On a recent hike through the 65-acre Homewood Forest Preserve, Zac Napier, land steward for the nonprofit, pointed out different types of blueberry bushes, shared his affinity for salamanders and explained how to spot poison ivy, while Wendy Jackson, executive director, discussed the importance of the organization’s work.
“We own and manage the largest collection of privately-held nature preserves in central Alabama,” Jackson said. “We’re Mother Nature’s real estate agents. Through our partnership projects, we’ve been able to protect over 10,000 acres of land.”
The Freshwater Land Trust, formerly the Black Warrior Cahaba River Land Trust, was born out of Jefferson County’s struggles with its sewer system violations in the late 1990s.
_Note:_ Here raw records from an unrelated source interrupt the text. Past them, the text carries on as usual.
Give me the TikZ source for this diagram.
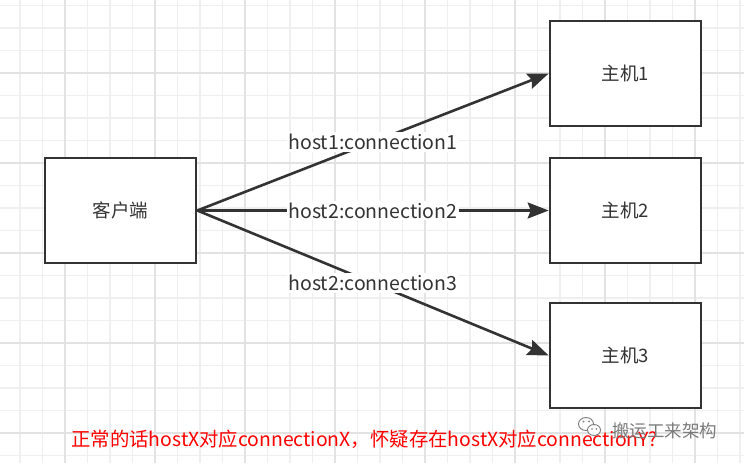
\documentclass[tikz,border=0pt]{standalone}
\usepackage{fontspec}
\setmainfont{Noto Sans CJK SC}
\usetikzlibrary{arrows.meta}
\definecolor{gridminor}{HTML}{EFEFEF}
\definecolor{gridmajor}{HTML}{E2E2E2}
\definecolor{ink}{HTML}{333333}
\definecolor{wm}{HTML}{7A7A7A}
\tikzset{
  box/.style={draw=ink, line width=2.6pt, fill=white, minimum width=151pt, minimum height=105pt, inner sep=0pt, text=ink, font=\fontsize{18.5}{20}\selectfont},
  conn/.style={draw=ink, line width=2.6pt, -{Stealth[length=21pt, width=16pt, inset=3pt]}},
  lbl/.style={fill=white, inner sep=2pt, text=ink, font=\fontsize{19.5}{21}\selectfont},
}
\begin{document}
\begin{tikzpicture}[x=1pt, y=-1pt]
\useasboundingbox (0,0) rectangle (744,463);
\fill[white] (0,0) rectangle (744,463);
% grid
\foreach \i in {-1,...,33} {
  \draw[gridminor, line width=1.1pt] ({20+22.5*\i},0) -- ({20+22.5*\i},463);
}
\foreach \i in {0,...,21} {
  \draw[gridminor, line width=1.1pt] (0,{5.5+22.5*\i}) -- (744,{5.5+22.5*\i});
}
\foreach \i in {0,...,8} {
  \draw[gridmajor, line width=1.2pt] ({65+90*\i},0) -- ({65+90*\i},463);
}
\foreach \i in {0,...,5} {
  \draw[gridmajor, line width=1.2pt] (0,{73+90*\i}) -- (744,{73+90*\i});
}
% boxes
\node[box] (client) at (120.5,210.5) {客户端};
\node[box] (h1) at (625.5,73.5) {主机1};
\node[box] (h2) at (625.5,210.5) {主机2};
\node[box] (h3) at (625.5,355.5) {主机3};
% connectors
\draw[conn] (client.east) -- node[lbl] {host1:connection1} (h1.west);
\draw[conn] (client.east) -- node[lbl] {host2:connection2} (h2.west);
\draw[conn] (client.east) -- node[lbl] {host2:connection3} (h3.west);
% note
\node[anchor=west, text=red, font=\fontsize{19.4}{21}\selectfont, inner sep=0pt] (note) at (71,439) {正常的话hostX对应connectionX，怀疑存在hostX对应connectionY?};
% watermark
\begin{scope}[draw=wm, line width=0.9pt]
  \draw (586,424) ellipse (7.5 and 6.5);
  \fill[white] (594,430) ellipse (6.5 and 5.5);
  \draw (594,430) ellipse (6.5 and 5.5);
  \fill[wm] (583.5,421.5) circle (1);
  \fill[wm] (589,421.5) circle (1);
  \fill[wm] (592,429) circle (0.8);
  \fill[wm] (596.5,429) circle (0.8);
\end{scope}
\node[anchor=west, text=wm, font=\fontsize{17.5}{19}\selectfont, inner sep=0pt] (wmtext) at (612,431) {搬运工来架构};
\end{tikzpicture}
\end{document}
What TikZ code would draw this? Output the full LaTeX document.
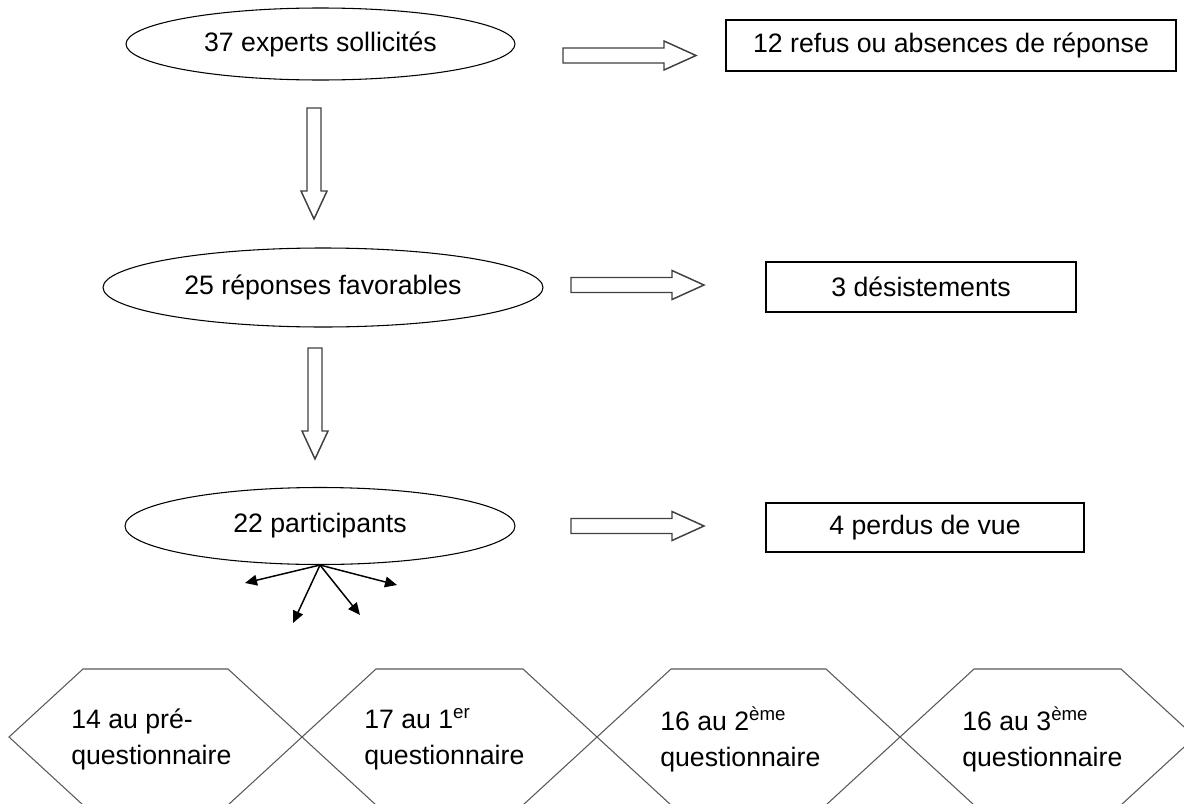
\documentclass[tikz,border=0pt]{standalone}
\usepackage{fontspec}
\setmainfont{Liberation Sans}
\usetikzlibrary{shapes.geometric, arrows.meta}

\begin{document}
\begin{tikzpicture}[x=0.75pt, y=-0.75pt,
		every node/.style={font=\fontsize{20}{27}\selectfont, inner sep=0pt},
		stage/.style={draw, ellipse, line width=0.8pt},
		loss/.style={draw, rectangle, line width=0.8pt},
		blockarrow/.style={draw=black!75, line width=1.1pt, fill=white},
		hexa/.style={draw=black!65, line width=0.8pt}]
		\useasboundingbox (0,0) rectangle (1184,803);
		
		% stages
		\node[stage, minimum width=291.75pt, minimum height=54pt] (p1) at (320.5,44) {37 experts sollicités};
		\node[stage, minimum width=330pt, minimum height=59.25pt] (p2) at (323,287.5) {25 réponses favorables};
		\node[stage, minimum width=292.5pt, minimum height=57.75pt] (p3) at (320,526) {22 participants};
		
		% losses
		\node[loss, minimum width=337.5pt, minimum height=38.25pt] (r1) at (951,45.5) {12 refus ou absences de réponse};
		\node[loss, minimum width=232.5pt, minimum height=37.5pt] (r2) at (921,287) {3 désistements};
		\node[loss, minimum width=238.5pt, minimum height=36.75pt] (r3) at (925,527.5) {4 perdus de vue};
		
		% block arrows to the right
		\foreach \x/\y in {563/55.5, 571/285, 571/526}{
			\draw[blockarrow] (\x,\y-7.5) -- ++(101,0) -- ++(0,-7) -- ++(32,14.5) -- ++(-32,14.5) -- ++(0,-7) -- ++(-101,0) -- cycle;
		}
		
		% block arrows downwards
		\foreach \x/\y in {314/108, 315/348}{
			\draw[blockarrow] (\x-7,\y) -- ++(0,83) -- ++(-6,0) -- ++(13,28) -- ++(13,-28) -- ++(-6,0) -- ++(0,-83) -- cycle;
		}
		
		% split of the participants
		\coordinate (s1) at (245,583);
		\coordinate (s2) at (293,623);
		\coordinate (s3) at (360,615);
		\coordinate (s4) at (397,585);
		\foreach \s in {s1,s2,s3,s4}{
			\draw[line width=1.1pt, -{Triangle[length=9pt, width=8pt]}] (p3.south) -- (\s);
		}
		
		% questionnaires
		\foreach \l/\w in {9/293, 302/295, 597/303, 900/295}{
			\draw[hexa] (\l,737) -- (\l+74,669) -- (\l+\w-74,669) -- (\l+\w,737) -- (\l+\w-74,805) -- (\l+74,805) -- cycle;
		}
		\node[anchor=west, align=left] (q1) at (71,739) {14 au pré-\\questionnaire};
		\node[anchor=west, align=left] (q2) at (364,739) {17 au 1\textsuperscript{er}\\questionnaire};
		\node[anchor=west, align=left] (q3) at (660,739) {16 au 2\textsuperscript{ème}\\questionnaire};
		\node[anchor=west, align=left] (q4) at (962,739) {16 au 3\textsuperscript{ème}\\questionnaire};
	\end{tikzpicture}
\end{document}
According to Jackson, the county owed $30 million in penalties to the federal treasury and worked out an agreement to keep the money in Alabama to be used towards greenway acquisition along rivers and streams.
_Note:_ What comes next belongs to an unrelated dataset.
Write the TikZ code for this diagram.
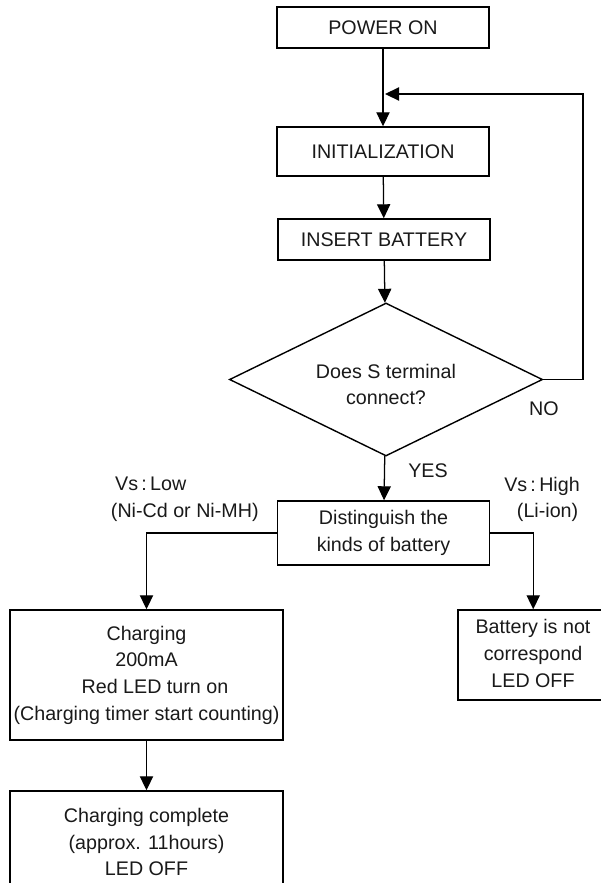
\documentclass[tikz,border=0pt]{standalone}
\usepackage{fontspec}
\setmainfont{Liberation Sans}
\usepackage{tikz}
\usetikzlibrary{arrows.meta,shapes.geometric,positioning}

\begin{document}
\begin{tikzpicture}
    [
      x=0.025cm, y=-0.025cm,
      every node/.style={font=\fontsize{14}{19}\selectfont, text=black!90},
      process/.style={rectangle,draw,line width=1pt,align=center,inner sep=0pt,minimum width=5.3cm},
      decision/.style={diamond,draw,line width=1pt,align=center,inner sep=0pt,aspect=2.05,minimum width=7.825cm,minimum height=3.825cm},
      post/.style={-{Triangle[length=3.5mm,width=3.3mm]},line width=0.9pt},
    ]

    \useasboundingbox (0,0) rectangle (600,883);

    \node (power-on) [process, minimum height=1.025cm] at (383,27.5) {POWER ON};

    \node (init) [process, minimum height=1.225cm] at (383,151.5) {INITIALIZATION};

    \node (insert-battery) [process, minimum height=1.025cm] at (384,239.5) {INSERT BATTERY};

    \node (s-terminal) [decision] at (386,379.5) {\\[-2pt]Does S terminal\\connect?};

    \node (distinguish) [process, minimum height=1.6cm] at (383.5,533) {Distinguish the\\kinds of battery};

    \node (charging) [process, minimum width=6.825cm, minimum height=3.25cm] at (146.5,675)
      {Charging\\200mA\\\hspace{12pt}Red LED turn on\\(Charging timer start counting)};

    \node (charge-done) [process, minimum width=6.825cm, minimum height=2.55cm] at (146.5,842)
      {Charging complete\\(approx. 11hours)\\LED OFF};

    % right side runs off the page
    \node (not-correspond) [process, minimum width=4.2cm, minimum height=2.25cm] at (542,655)
      {\begin{tabular}{@{}c@{\hspace{0.45cm}}}Battery is not\\correspond\\LED OFF\end{tabular}};

    \coordinate (merge) at (385,94);
    \coordinate (loop-corner) at (583,94);

    \path
    (power-on) edge [post] (init)
    (init) edge [post] (insert-battery)
    (insert-battery) edge [post] (s-terminal)
    (s-terminal) edge [post] (distinguish)
    (charging) edge [post] (charge-done)
    ;

    \draw [post] (s-terminal.east) -| (loop-corner) -- (merge);
    \draw [post] (distinguish.west) -| (charging.north);
    \draw [post] (distinguish.east) -- ++(43,0) coordinate (right-corner) -- (right-corner |- not-correspond.north);

    \node (no-label) at (544,409) {NO};
    \node (yes-label) at (428,471) {YES};
    \node (low-label) [anchor=west, align=left] at (106,499.5) {\hspace{3pt}Vs\,:\,Low\\(Ni-Cd or Ni-MH)};
    \node (high-label) [align=center] at (542,499.5) {Vs\,:\,High\\\hspace{8pt}(Li-ion)};

  \end{tikzpicture}
\end{document}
Because Jefferson County did not have a park and recreation board, the Environmental Protection Agency and U.S. Justice Department created an entity to implement the program, and the Freshwater Land Trust was created.
That program officially ended in 2007, but the Freshwater Land Trust continued to function as a local nonprofit and became the first accredited land trust in the state.
“We took that $30 million and turned it into $50 million worth of conservation work on the ground by leveraging those monies,” Jackson said. “We preserve the places that matter in the community. When we can, we believe in connecting people to the outdoors. People are only going to protect what they know and love, and in this day and age, there is such a disconnect.”
Today, the Freshwater Land Trust manages areas such as the Turkey Creek watershed, Locust Fork River watershed, Cane Creek watershed, Big and Little Canoe Creek watershed, the Cahaba River watershed, the Buxahatchee Creek watershed, the Shoal Creek watershed and Hurricane Creek watershed as well as urban greenways.
Now, the trust is gearing up for its seventh annual Land Aid at Avondale Brewing Co. July 31. The event raised almost $10,000 for the organization last year, and organizers are hoping to top that number this year.
“We call it a party for a cause,” said Memorie English, communications coordinator and development assistant. “We’ve worked with Avondale this year, and they’ve brewed two specialty beers.”